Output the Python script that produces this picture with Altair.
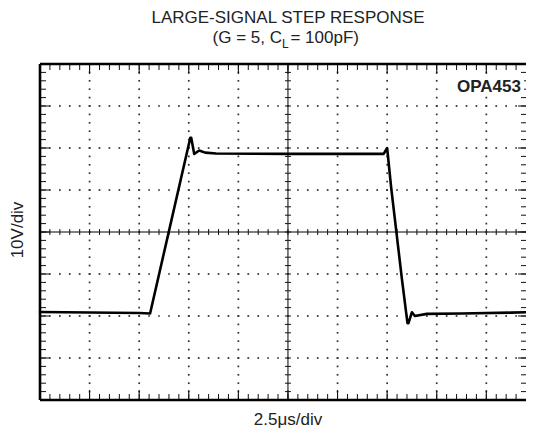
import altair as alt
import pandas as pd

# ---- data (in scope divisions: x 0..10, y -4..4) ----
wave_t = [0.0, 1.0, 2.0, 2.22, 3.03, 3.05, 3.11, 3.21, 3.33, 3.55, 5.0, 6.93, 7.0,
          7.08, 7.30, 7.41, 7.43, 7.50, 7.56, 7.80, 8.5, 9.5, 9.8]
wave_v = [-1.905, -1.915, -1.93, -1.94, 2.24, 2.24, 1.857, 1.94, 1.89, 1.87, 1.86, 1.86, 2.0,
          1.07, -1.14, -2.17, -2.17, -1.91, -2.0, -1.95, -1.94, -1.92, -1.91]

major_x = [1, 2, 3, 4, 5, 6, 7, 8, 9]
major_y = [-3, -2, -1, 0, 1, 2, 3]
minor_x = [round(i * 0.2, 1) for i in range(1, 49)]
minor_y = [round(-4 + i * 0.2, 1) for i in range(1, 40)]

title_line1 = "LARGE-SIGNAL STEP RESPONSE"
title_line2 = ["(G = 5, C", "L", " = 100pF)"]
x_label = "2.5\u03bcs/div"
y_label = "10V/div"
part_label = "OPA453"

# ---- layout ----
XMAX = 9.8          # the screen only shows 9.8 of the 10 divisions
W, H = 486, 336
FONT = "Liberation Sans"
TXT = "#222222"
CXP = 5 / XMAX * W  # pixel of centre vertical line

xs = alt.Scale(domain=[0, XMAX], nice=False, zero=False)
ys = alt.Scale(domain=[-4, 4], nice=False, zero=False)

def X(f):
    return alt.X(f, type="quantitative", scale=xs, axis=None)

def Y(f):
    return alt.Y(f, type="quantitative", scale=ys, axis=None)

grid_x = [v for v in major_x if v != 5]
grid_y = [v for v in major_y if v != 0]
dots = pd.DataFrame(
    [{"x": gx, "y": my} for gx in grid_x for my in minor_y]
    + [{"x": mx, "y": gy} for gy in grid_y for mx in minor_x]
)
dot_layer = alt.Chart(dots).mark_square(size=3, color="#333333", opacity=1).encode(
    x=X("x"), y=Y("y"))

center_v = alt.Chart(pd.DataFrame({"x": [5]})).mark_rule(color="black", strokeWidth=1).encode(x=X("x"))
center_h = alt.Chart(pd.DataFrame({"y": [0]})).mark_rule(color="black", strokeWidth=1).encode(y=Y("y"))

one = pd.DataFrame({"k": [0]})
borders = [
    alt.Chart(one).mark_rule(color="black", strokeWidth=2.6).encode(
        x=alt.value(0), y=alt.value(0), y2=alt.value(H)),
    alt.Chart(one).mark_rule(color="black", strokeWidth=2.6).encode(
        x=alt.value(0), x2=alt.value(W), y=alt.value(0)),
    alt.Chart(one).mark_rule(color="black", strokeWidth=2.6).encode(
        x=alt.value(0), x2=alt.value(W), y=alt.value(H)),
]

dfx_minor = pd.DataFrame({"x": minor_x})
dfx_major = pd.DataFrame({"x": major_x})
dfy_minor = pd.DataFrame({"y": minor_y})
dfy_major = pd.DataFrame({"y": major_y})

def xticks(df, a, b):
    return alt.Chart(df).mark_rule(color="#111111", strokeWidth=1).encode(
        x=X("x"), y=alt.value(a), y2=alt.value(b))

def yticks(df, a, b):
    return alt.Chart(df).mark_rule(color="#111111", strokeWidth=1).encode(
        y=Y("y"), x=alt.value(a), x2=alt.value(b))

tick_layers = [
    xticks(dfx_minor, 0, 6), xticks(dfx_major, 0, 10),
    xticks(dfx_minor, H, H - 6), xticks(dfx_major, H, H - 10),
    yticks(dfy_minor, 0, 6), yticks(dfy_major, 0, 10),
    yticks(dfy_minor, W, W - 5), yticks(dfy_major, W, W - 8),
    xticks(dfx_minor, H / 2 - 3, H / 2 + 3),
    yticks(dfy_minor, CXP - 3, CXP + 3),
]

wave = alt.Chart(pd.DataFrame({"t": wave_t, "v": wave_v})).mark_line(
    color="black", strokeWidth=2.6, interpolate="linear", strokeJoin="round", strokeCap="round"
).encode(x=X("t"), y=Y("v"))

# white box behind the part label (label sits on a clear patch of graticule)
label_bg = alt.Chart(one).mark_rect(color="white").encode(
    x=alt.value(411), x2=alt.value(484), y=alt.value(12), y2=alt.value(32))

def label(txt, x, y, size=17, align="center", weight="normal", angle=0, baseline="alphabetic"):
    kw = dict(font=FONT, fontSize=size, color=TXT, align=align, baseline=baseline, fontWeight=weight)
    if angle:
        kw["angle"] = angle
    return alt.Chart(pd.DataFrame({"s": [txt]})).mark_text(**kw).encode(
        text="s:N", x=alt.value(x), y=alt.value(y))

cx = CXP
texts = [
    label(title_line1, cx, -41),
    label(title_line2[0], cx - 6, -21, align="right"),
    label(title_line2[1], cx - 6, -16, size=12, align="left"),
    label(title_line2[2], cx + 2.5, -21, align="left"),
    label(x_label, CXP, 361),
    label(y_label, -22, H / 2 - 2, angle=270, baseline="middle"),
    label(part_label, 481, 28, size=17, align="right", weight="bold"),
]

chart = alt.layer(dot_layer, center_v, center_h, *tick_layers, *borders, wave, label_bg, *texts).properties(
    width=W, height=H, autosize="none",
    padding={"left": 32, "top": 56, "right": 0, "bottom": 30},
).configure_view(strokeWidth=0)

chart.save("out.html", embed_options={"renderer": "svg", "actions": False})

What you have to do: Reproduce the material above from its first line through the line containing "-1.94, -1.92, -1.91]", both ends included, and skip every picture.

Task response:
Output the Python script that produces this picture with Altair.
import altair as alt
import pandas as pd

# ---- data (in scope divisions: x 0..10, y -4..4) ----
wave_t = [0.0, 1.0, 2.0, 2.22, 3.03, 3.05, 3.11, 3.21, 3.33, 3.55, 5.0, 6.93, 7.0,
          7.08, 7.30, 7.41, 7.43, 7.50, 7.56, 7.80, 8.5, 9.5, 9.8]
wave_v = [-1.905, -1.915, -1.93, -1.94, 2.24, 2.24, 1.857, 1.94, 1.89, 1.87, 1.86, 1.86, 2.0,
          1.07, -1.14, -2.17, -2.17, -1.91, -2.0, -1.95, -1.94, -1.92, -1.91]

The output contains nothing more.